→ DATASET CONTENT:
------------------------------------
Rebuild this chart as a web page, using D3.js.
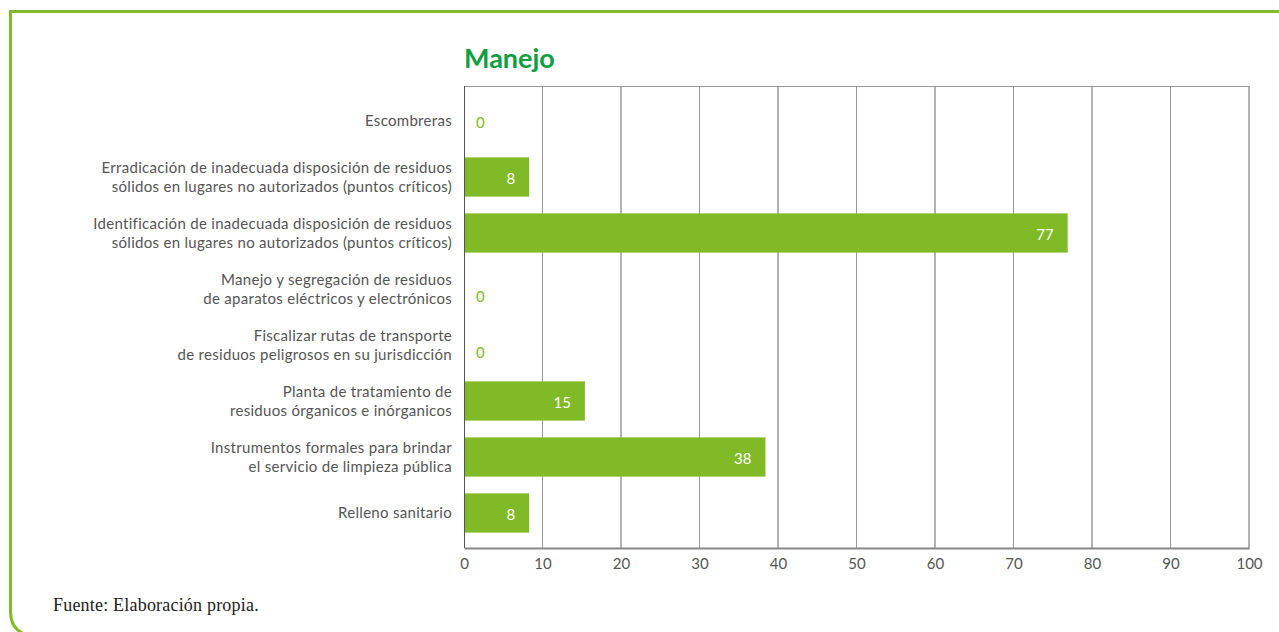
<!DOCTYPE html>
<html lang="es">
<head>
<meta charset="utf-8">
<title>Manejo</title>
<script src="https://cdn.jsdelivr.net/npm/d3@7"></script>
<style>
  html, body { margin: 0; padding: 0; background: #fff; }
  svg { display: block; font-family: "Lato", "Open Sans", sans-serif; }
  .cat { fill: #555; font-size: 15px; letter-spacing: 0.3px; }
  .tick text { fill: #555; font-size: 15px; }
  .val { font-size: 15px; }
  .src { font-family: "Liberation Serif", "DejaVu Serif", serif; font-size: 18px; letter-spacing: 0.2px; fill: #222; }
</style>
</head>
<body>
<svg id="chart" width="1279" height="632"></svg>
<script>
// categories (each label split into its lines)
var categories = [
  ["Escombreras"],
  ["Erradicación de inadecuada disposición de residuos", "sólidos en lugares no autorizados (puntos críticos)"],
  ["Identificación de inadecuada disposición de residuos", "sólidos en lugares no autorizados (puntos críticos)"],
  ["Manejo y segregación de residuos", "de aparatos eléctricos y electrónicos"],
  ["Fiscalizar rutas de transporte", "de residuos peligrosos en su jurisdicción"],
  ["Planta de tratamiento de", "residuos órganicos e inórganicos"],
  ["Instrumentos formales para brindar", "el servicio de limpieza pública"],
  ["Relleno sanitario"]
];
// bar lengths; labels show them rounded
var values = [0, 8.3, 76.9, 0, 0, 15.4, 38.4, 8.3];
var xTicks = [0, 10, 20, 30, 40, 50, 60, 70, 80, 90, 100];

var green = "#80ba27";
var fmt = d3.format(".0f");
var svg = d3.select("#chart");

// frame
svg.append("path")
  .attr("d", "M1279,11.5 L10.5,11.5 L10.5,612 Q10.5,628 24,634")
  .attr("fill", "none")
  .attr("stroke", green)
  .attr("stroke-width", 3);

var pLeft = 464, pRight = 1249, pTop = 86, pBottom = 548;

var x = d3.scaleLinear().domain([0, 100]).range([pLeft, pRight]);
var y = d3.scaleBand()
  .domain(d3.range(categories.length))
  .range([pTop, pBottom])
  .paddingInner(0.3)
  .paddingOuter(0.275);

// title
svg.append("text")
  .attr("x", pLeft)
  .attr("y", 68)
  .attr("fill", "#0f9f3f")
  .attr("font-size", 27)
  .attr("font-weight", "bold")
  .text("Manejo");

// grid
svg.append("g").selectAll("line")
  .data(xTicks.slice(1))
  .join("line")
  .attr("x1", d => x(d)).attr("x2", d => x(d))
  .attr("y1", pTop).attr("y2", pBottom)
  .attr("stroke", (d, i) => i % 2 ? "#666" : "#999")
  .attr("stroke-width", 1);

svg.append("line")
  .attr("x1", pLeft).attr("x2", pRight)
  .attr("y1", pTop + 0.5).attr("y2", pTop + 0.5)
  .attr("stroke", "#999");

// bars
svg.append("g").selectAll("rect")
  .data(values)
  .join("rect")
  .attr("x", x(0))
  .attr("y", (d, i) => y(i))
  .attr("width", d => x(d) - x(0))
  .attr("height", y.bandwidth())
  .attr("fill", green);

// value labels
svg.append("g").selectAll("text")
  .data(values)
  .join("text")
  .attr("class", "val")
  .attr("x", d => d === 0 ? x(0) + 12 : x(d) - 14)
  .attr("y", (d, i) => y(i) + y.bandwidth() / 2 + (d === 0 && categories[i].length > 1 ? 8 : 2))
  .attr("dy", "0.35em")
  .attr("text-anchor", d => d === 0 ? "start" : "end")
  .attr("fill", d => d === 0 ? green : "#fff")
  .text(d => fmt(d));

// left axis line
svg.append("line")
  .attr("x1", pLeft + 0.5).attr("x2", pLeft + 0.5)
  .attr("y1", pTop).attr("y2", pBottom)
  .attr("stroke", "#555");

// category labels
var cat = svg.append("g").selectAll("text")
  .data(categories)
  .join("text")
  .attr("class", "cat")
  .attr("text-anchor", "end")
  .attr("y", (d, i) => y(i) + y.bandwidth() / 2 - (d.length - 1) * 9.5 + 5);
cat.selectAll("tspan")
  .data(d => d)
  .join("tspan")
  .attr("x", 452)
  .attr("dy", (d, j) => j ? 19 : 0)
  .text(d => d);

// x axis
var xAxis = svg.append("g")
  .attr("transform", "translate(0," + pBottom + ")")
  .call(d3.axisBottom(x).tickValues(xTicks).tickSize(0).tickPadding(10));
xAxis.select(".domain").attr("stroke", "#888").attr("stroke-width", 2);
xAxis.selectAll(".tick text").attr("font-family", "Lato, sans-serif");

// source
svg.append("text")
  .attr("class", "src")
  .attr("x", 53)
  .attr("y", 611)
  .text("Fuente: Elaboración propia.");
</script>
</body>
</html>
------------------------------------
→ WHAT THIS TASK INVOLVES:
Repeat the material above in full and exactly, omitting the pictures.

→ SOLUTION FOR THIS TASK:
Rebuild this chart as a web page, using D3.js.
<!DOCTYPE html>
<html lang="es">
<head>
<meta charset="utf-8">
<title>Manejo</title>
<script src="https://cdn.jsdelivr.net/npm/d3@7"></script>
<style>
  html, body { margin: 0; padding: 0; background: #fff; }
  svg { display: block; font-family: "Lato", "Open Sans", sans-serif; }
  .cat { fill: #555; font-size: 15px; letter-spacing: 0.3px; }
  .tick text { fill: #555; font-size: 15px; }
  .val { font-size: 15px; }
  .src { font-family: "Liberation Serif", "DejaVu Serif", serif; font-size: 18px; letter-spacing: 0.2px; fill: #222; }
</style>
</head>
<body>
<svg id="chart" width="1279" height="632"></svg>
<script>
// categories (each label split into its lines)
var categories = [
  ["Escombreras"],
  ["Erradicación de inadecuada disposición de residuos", "sólidos en lugares no autorizados (puntos críticos)"],
  ["Identificación de inadecuada disposición de residuos", "sólidos en lugares no autorizados (puntos críticos)"],
  ["Manejo y segregación de residuos", "de aparatos eléctricos y electrónicos"],
  ["Fiscalizar rutas de transporte", "de residuos peligrosos en su jurisdicción"],
  ["Planta de tratamiento de", "residuos órganicos e inórganicos"],
  ["Instrumentos formales para brindar", "el servicio de limpieza pública"],
  ["Relleno sanitario"]
];
// bar lengths; labels show them rounded
var values = [0, 8.3, 76.9, 0, 0, 15.4, 38.4, 8.3];
var xTicks = [0, 10, 20, 30, 40, 50, 60, 70, 80, 90, 100];

var green = "#80ba27";
var fmt = d3.format(".0f");
var svg = d3.select("#chart");

// frame
svg.append("path")
  .attr("d", "M1279,11.5 L10.5,11.5 L10.5,612 Q10.5,628 24,634")
  .attr("fill", "none")
  .attr("stroke", green)
  .attr("stroke-width", 3);

var pLeft = 464, pRight = 1249, pTop = 86, pBottom = 548;

var x = d3.scaleLinear().domain([0, 100]).range([pLeft, pRight]);
var y = d3.scaleBand()
  .domain(d3.range(categories.length))
  .range([pTop, pBottom])
  .paddingInner(0.3)
  .paddingOuter(0.275);

// title
svg.append("text")
  .attr("x", pLeft)
  .attr("y", 68)
  .attr("fill", "#0f9f3f")
  .attr("font-size", 27)
  .attr("font-weight", "bold")
  .text("Manejo");

// grid
svg.append("g").selectAll("line")
  .data(xTicks.slice(1))
  .join("line")
  .attr("x1", d => x(d)).attr("x2", d => x(d))
  .attr("y1", pTop).attr("y2", pBottom)
  .attr("stroke", (d, i) => i % 2 ? "#666" : "#999")
  .attr("stroke-width", 1);

svg.append("line")
  .attr("x1", pLeft).attr("x2", pRight)
  .attr("y1", pTop + 0.5).attr("y2", pTop + 0.5)
  .attr("stroke", "#999");

// bars
svg.append("g").selectAll("rect")
  .data(values)
  .join("rect")
  .attr("x", x(0))
  .attr("y", (d, i) => y(i))
  .attr("width", d => x(d) - x(0))
  .attr("height", y.bandwidth())
  .attr("fill", green);

// value labels
svg.append("g").selectAll("text")
  .data(values)
  .join("text")
  .attr("class", "val")
  .attr("x", d => d === 0 ? x(0) + 12 : x(d) - 14)
  .attr("y", (d, i) => y(i) + y.bandwidth() / 2 + (d === 0 && categories[i].length > 1 ? 8 : 2))
  .attr("dy", "0.35em")
  .attr("text-anchor", d => d === 0 ? "start" : "end")
  .attr("fill", d => d === 0 ? green : "#fff")
  .text(d => fmt(d));

// left axis line
svg.append("line")
  .attr("x1", pLeft + 0.5).attr("x2", pLeft + 0.5)
  .attr("y1", pTop).attr("y2", pBottom)
  .attr("stroke", "#555");

// category labels
var cat = svg.append("g").selectAll("text")
  .data(categories)
  .join("text")
  .attr("class", "cat")
  .attr("text-anchor", "end")
  .attr("y", (d, i) => y(i) + y.bandwidth() / 2 - (d.length - 1) * 9.5 + 5);
cat.selectAll("tspan")
  .data(d => d)
  .join("tspan")
  .attr("x", 452)
  .attr("dy", (d, j) => j ? 19 : 0)
  .text(d => d);

// x axis
var xAxis = svg.append("g")
  .attr("transform", "translate(0," + pBottom + ")")
  .call(d3.axisBottom(x).tickValues(xTicks).tickSize(0).tickPadding(10));
xAxis.select(".domain").attr("stroke", "#888").attr("stroke-width", 2);
xAxis.selectAll(".tick text").attr("font-family", "Lato, sans-serif");

// source
svg.append("text")
  .attr("class", "src")
  .attr("x", 53)
  .attr("y", 611)
  .text("Fuente: Elaboración propia.");
</script>
</body>
</html>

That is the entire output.